The Six Thatchers fails to have as many clever twists and turns or "the hypnotically intense relationship between Sherlock and Moriarty at its core", he says, but it's still got "enough to keep both general viewers and fan boys/girls engaged".
The episode features new parents Watson and wife Mary doing "endearingly mundane baby stuff", Uncle Sherlock on babysitting duty and even a comic moment with a dog.

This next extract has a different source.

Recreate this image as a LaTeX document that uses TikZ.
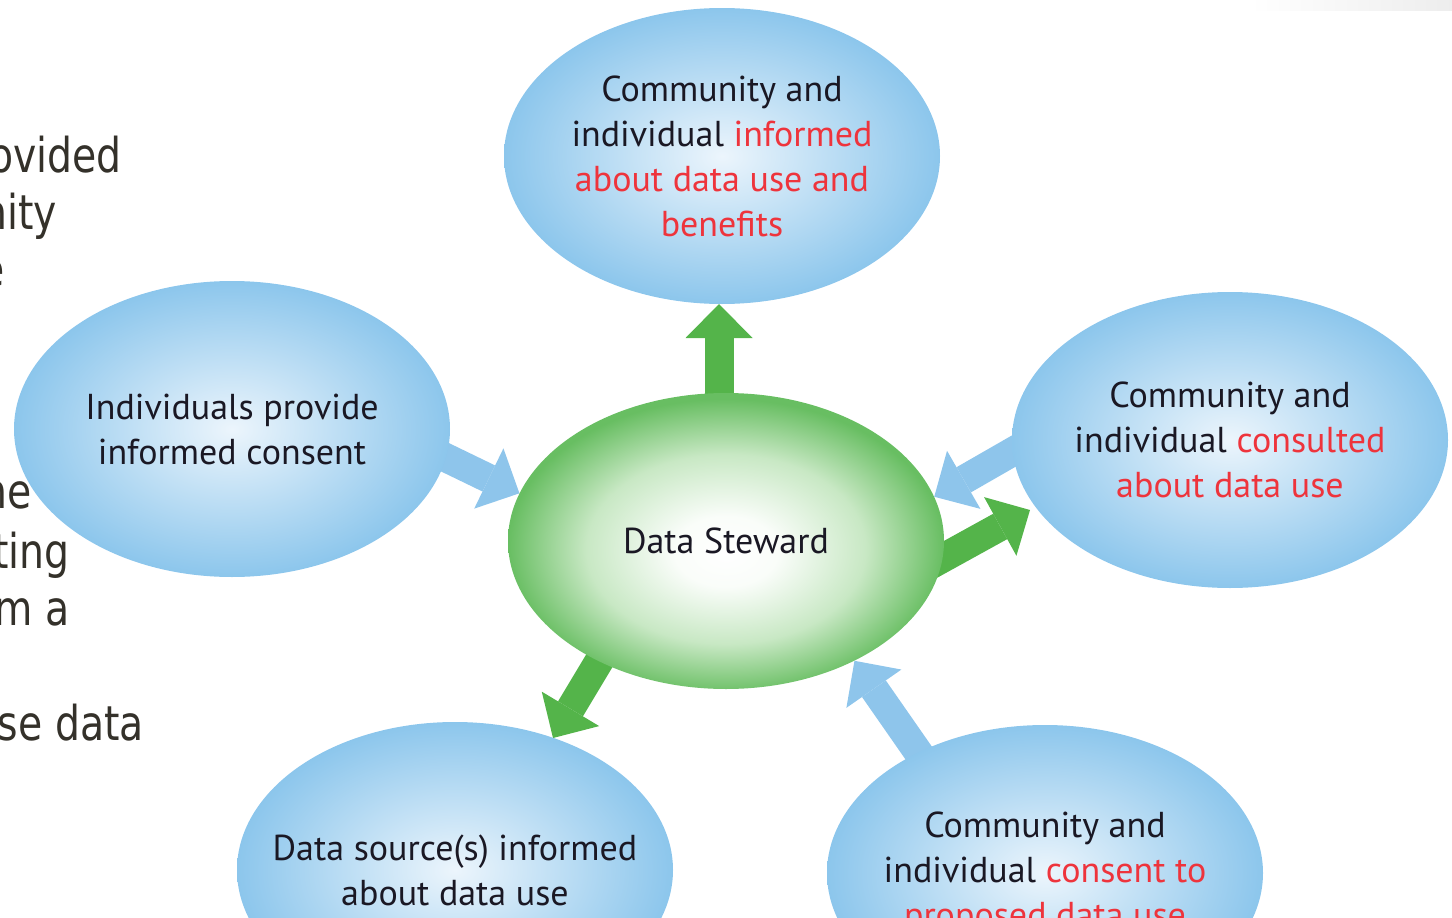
\documentclass[tikz,border=0pt]{standalone}
\usepackage{fontspec}
\setmainfont{PT Sans}
\newfontfamily\sidefont{DejaVu Sans}
\usetikzlibrary{shapes.geometric,arrows.meta,backgrounds}

\definecolor{bubblein}{RGB}{236,245,252}
\definecolor{bubbleout}{RGB}{140,198,236}
\definecolor{stewardout}{RGB}{104,190,98}
\definecolor{stewardmid}{RGB}{200,232,196}
\definecolor{arrowgreen}{RGB}{84,180,74}
\definecolor{arrowblue}{RGB}{142,197,235}
\definecolor{inktext}{RGB}{26,24,36}
\definecolor{warmtext}{RGB}{238,52,60}
\definecolor{sidetext}{RGB}{52,49,42}

\newcommand{\warm}[1]{\textcolor{warmtext}{#1}}

% pale middle, green only near the rim
\pgfdeclareradialshading{stewardshade}{\pgfpoint{0bp}{-2bp}}{%
  color(0bp)=(white); color(6bp)=(white!90!stewardmid);
  color(16bp)=(stewardmid); color(25bp)=(stewardout); color(50bp)=(stewardout)}

\tikzset{
  bubble/.style={ellipse, minimum width=436pt, minimum height=296pt, inner sep=-90pt,
    shading=radial, inner color=bubblein, outer color=bubbleout,
    align=center, text=inktext, font=\fontsize{36}{45}\selectfont},
  stewardbubble/.style={bubble, shading=stewardshade},
  outarrow/.style={draw=arrowgreen, line width=29pt,
    -{Triangle[length=34pt,width=67pt,line width=0pt]}},
  inarrow/.style={outarrow, draw=arrowblue},
  sideline/.style={anchor=base east, inner sep=0pt, text=sidetext,
    font=\sidefont\fontsize{48}{57}\selectfont, xscale=0.82, transform shape}
}

\begin{document}
\begin{tikzpicture}[x=1pt, y=-1pt]
    \useasboundingbox (0,0) rectangle (1452,918);
    \clip (0,0) rectangle (1452,918);

    % faded corner of the slide
    \fill[left color=white, right color=black!7] (1250,0) rectangle (1452,10);

    % slide text running in from the left
    \node[sideline] (s1) at (122,172) {ovided};
    \node[sideline] (s2) at (57,229) {nity};
    \node[sideline] (s3) at (5,286) {e};
    \node[sideline] (s4) at (32,508) {he};
    \node[sideline] (s5) at (70,568) {ting};
    \node[sideline] (s6) at (70,625) {m a};
    \node[sideline] (s7) at (144,740) {se data};

    % the bubbles
    \node[stewardbubble] (steward) at (726,541) {Data Steward};
    \node[bubble] (informed) at (722,156)
      {Community and\\ individual \warm{informed}\\ \warm{about data use and}\\ \warm{benefits}};
    \node[bubble] (consent) at (232,429) {Individuals provide\\ informed consent};
    \node[bubble] (consulted) at (1230,440)
      {Community and\\ individual \warm{consulted}\\ \warm{about data use}};
    \node[bubble] (source) at (455,870) {Data source(s) informed\\ about data use};
    \node[bubble] (agreed) at (1045,873)
      {Community and\\ individual \warm{consent to}\\ \warm{proposed data use}};

    \coordinate (tailup) at (719,420);
    \coordinate (tipup) at (719,304);
    \coordinate (taileast) at (914,574);
    \coordinate (tipeast) at (1030,510);
    \coordinate (tailsw) at (625,618);
    \coordinate (tipsw) at (553,738);
    \coordinate (tailwest) at (430,450);
    \coordinate (tailne) at (1040,436);
    \coordinate (tailse) at (934,775);

    % arrows sit behind the bubbles
    \begin{pgfonlayer}{background}
      \draw[outarrow] (tailup) -- (tipup);
      \draw[outarrow] (taileast) -- (tipeast);
      \draw[outarrow] (tailsw) -- (tipsw);
      \draw[inarrow] (tailwest) -- (steward.167);
      \draw[inarrow] (tailne) -- (steward.12);
      \draw[inarrow] (tailse) -- (steward.-43);
    \end{pgfonlayer}
\end{tikzpicture}
\end{document}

There's also plenty of action, including a "gritty Bond-style fight scene" for Benedict Cumberbatch's detective hero.
We also learn more about Mary's backstory as a special operative and find out something "shocking" about Watson, continues Jones, before warning fans: "Don't get your hopes up for another return for Moriarty."
Louisa Mellor on Den of Geek says Gatiss gets things moving "at a brisk, even hyperactive, pace" and, after a very moody scene, "piles gag on top of gag".
Freeman and Cumberbatch can do action and heart-break, she adds, "but these two never seem happier than when they're landing punchlines" - and Gatiss gives them plenty.
However, "all the lightness is paid off with a turn towards the dark" in the final third of the episode, says Mellor.
Ultimately, she says, the episode is reminiscent of the Shakespeare in Love quote that what the public really wants is "comedy, love and a bit with a dog".
The Six Thatchers "has all that and more", she teases.
Sherlock airs on BBC1 at 8.30pm on 1 January. The Lying Detective follows on 8 January and a yet-to-be-named series finale will be shown on 15 January.